EXERCISE> The lines from the top of the material through the line with "37050, 39150, 40300]" are to be set down exactly. Leave the pictures out.

DATASET CONTENT>
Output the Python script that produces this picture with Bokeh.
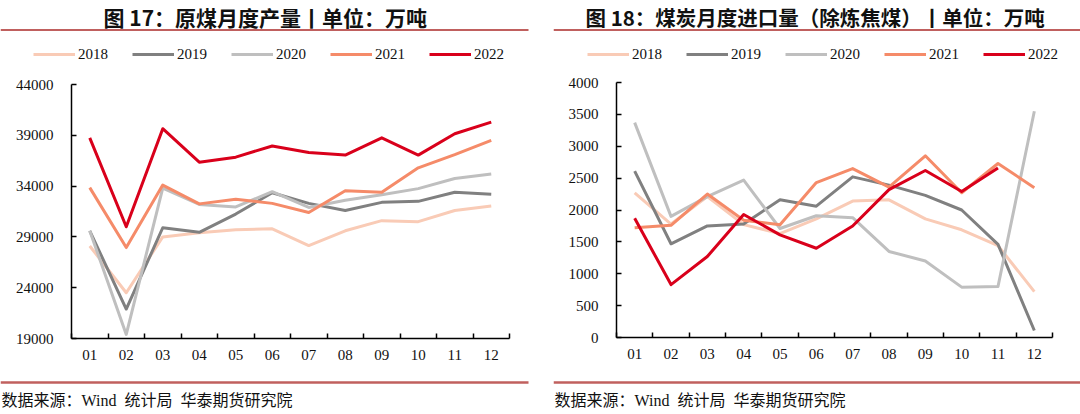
from bokeh.plotting import figure
from bokeh.models import FixedTicker, Legend, LegendItem, Range1d
from bokeh.layouts import row, column
from bokeh.embed import file_html
from bokeh.resources import INLINE
from bokeh.core.properties import value

# ---------------- data ----------------
months = ["01", "02", "03", "04", "05", "06", "07", "08", "09", "10", "11", "12"]
years = ["2018", "2019", "2020", "2021", "2022"]

prod_2018 = [28100, 23500, 29000, 29400, 29700, 29800, 28150, 29600, 30600, 30500, 31600, 32050]
prod_2019 = [29600, 21900, 29900, 29450, 31250, 33350, 32300, 31600, 32400, 32500, 33400, 33200]
prod_2020 = [29600, 19400, 33800, 32200, 31950, 33450, 31900, 32600, 33150, 33750, 34750, 35200]
prod_2021 = [33850, 27950, 34100, 32250, 32700, 32300, 31400, 33550, 33400, 35800, 37100, 38500]
prod_2022 = [38750, 30000, 39650, 36350, 36850, 37950, 37300, 37050, 38750, 37050, 39150, 40300]

imp_2018 = [2270, 1780, 2210, 1770, 1630, 1860, 2140, 2160, 1860, 1690, 1440, 720]
imp_2019 = [2610, 1470, 1750, 1780, 2160, 2060, 2520, 2390, 2230, 2000, 1460, 110]
imp_2020 = [3370, 1900, 2210, 2470, 1710, 1910, 1880, 1350, 1200, 790, 800, 3550]
imp_2021 = [1720, 1760, 2250, 1840, 1770, 2430, 2650, 2360, 2850, 2270, 2730, 2350]
imp_2022 = [1870, 830, 1270, 1930, 1610, 1400, 1750, 2320, 2620, 2290, 2660]

prod_ticks = [19000, 24000, 29000, 34000, 39000, 44000]
imp_ticks = [0, 500, 1000, 1500, 2000, 2500, 3000, 3500, 4000]

title_left = "图 17：原煤月度产量丨单位：万吨"
title_right = "图 18：煤炭月度进口量（除炼焦煤）丨单位：万吨"
source_text = "数据来源：Wind\u00a0\u00a0统计局\u00a0\u00a0华泰期货研究院"

colors = ["#F9CBB6", "#808080", "#BFBFBF", "#F58B69", "#D9001B"]
RULE = "#C0605E"
SERIF = "Liberation Serif"
CJK = "Noto Sans CJK SC"
HEAD_H = 68
NAN = float("nan")


def blank(width, height):
    p = figure(width=width, height=height, x_range=Range1d(0, width), y_range=Range1d(height, 0),
               x_axis_type=None, y_axis_type=None, output_backend="svg", toolbar_location=None,
               min_border=0, min_border_left=0, min_border_right=0, min_border_top=0, min_border_bottom=0)
    p.outline_line_color = None
    p.grid.visible = False
    return p


def header(width, title, tx, fsize, rule_end, lx):
    p = blank(width, HEAD_H)
    p.segment(x0=[0], y0=[29.5], x1=[rule_end], y1=[29.5], line_color=RULE, line_width=2)
    p.text(x=[tx], y=[16], text=[title], text_align="left", text_baseline="middle",
           text_font=value(CJK), text_font_style="bold", text_font_size=fsize, text_color="#111111")
    # legend keys, styled like the series lines of the chart below
    items = []
    for yr, col in zip(years, colors):
        r = p.line(x=[NAN], y=[NAN], line_color=col, line_width=3)
        items.append(LegendItem(label=yr, renderers=[r]))
    leg = Legend(items=items, orientation="horizontal", location=(lx, HEAD_H - 63), glyph_width=42,
                 glyph_height=18, label_height=18, label_width=30, label_standoff=3, spacing=24,
                 padding=0, margin=0, border_line_color=None, background_fill_alpha=0,
                 label_text_font=SERIF, label_text_font_size="15px", label_text_color="#111111")
    p.add_layout(leg)
    return p


def footer(width, rule_end):
    p = blank(width, 38)
    p.segment(x0=[0], y0=[6], x1=[rule_end], y1=[6], line_color=RULE, line_width=2.5)
    p.text(x=[1], y=[24], text=[source_text], text_align="left", text_baseline="middle",
           text_font=value(SERIF + ", " + CJK), text_font_size="16px", text_color="#111111")
    return p


def main(width, height, series, ticks, bl, br, bt, bb):
    p = figure(width=width, height=height, x_range=Range1d(0.5, 12.5),
               y_range=Range1d(ticks[0], ticks[-1]), output_backend="svg", toolbar_location=None,
               min_border_left=bl, min_border_right=br, min_border_top=bt, min_border_bottom=bb)
    p.outline_line_color = None
    p.grid.visible = False
    for vals, col in zip(series, colors):
        xs = list(range(1, len(vals) + 1))
        p.line(xs, vals, line_color=col, line_width=3, line_join="round")

    xa = p.xaxis[0]
    xa.ticker = FixedTicker(ticks=list(range(1, 13)), minor_ticks=[i + 0.5 for i in range(13)])
    xa.major_label_overrides = {i + 1: m for i, m in enumerate(months)}
    xa.major_tick_in = 0
    xa.major_tick_out = 0
    xa.minor_tick_in = 5
    xa.minor_tick_out = 0
    xa.minor_tick_line_color = "black"
    xa.minor_tick_line_width = 1.5
    xa.axis_line_width = 1.5
    xa.axis_line_color = "black"
    xa.major_label_standoff = 11
    xa.major_label_text_font = SERIF
    xa.major_label_text_font_size = "15px"
    xa.major_label_text_color = "#111111"

    ya = p.yaxis[0]
    ya.ticker = FixedTicker(ticks=ticks, minor_ticks=[])
    ya.major_tick_in = 5
    ya.major_tick_out = 0
    ya.major_tick_line_color = "black"
    ya.major_tick_line_width = 1.5
    ya.minor_tick_line_color = None
    ya.axis_line_width = 1.5
    ya.axis_line_color = "black"
    ya.major_label_standoff = 18
    ya.major_label_text_font = SERIF
    ya.major_label_text_font_size = "15px"
    ya.major_label_text_color = "#111111"
    return p


W1, W2 = 553, 527
MAIN_H = 376 - HEAD_H
left = column(
    row(header(W1, title_left, 103, "21px", 528, 33)),
    main(W1, MAIN_H, [prod_2018, prod_2019, prod_2020, prod_2021, prod_2022], prod_ticks,
         71, 44, 84 - HEAD_H, 38),
    row(footer(W1, 528)),
)
right = column(
    row(header(W2, title_right, 32, "20.5px", W2, 34)),
    main(W2, MAIN_H, [imp_2018, imp_2019, imp_2020, imp_2021, imp_2022], imp_ticks,
         63, 28, 82 - HEAD_H, 39),
    row(footer(W2, W2)),
)
layout = row(left, right)

open("out.html", "w").write(file_html(layout, INLINE))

SOLUTION BELOW>
Output the Python script that produces this picture with Bokeh.
from bokeh.plotting import figure
from bokeh.models import FixedTicker, Legend, LegendItem, Range1d
from bokeh.layouts import row, column
from bokeh.embed import file_html
from bokeh.resources import INLINE
from bokeh.core.properties import value

# ---------------- data ----------------
months = ["01", "02", "03", "04", "05", "06", "07", "08", "09", "10", "11", "12"]
years = ["2018", "2019", "2020", "2021", "2022"]

prod_2018 = [28100, 23500, 29000, 29400, 29700, 29800, 28150, 29600, 30600, 30500, 31600, 32050]
prod_2019 = [29600, 21900, 29900, 29450, 31250, 33350, 32300, 31600, 32400, 32500, 33400, 33200]
prod_2020 = [29600, 19400, 33800, 32200, 31950, 33450, 31900, 32600, 33150, 33750, 34750, 35200]
prod_2021 = [33850, 27950, 34100, 32250, 32700, 32300, 31400, 33550, 33400, 35800, 37100, 38500]
prod_2022 = [38750, 30000, 39650, 36350, 36850, 37950, 37300, 37050, 38750, 37050, 39150, 40300]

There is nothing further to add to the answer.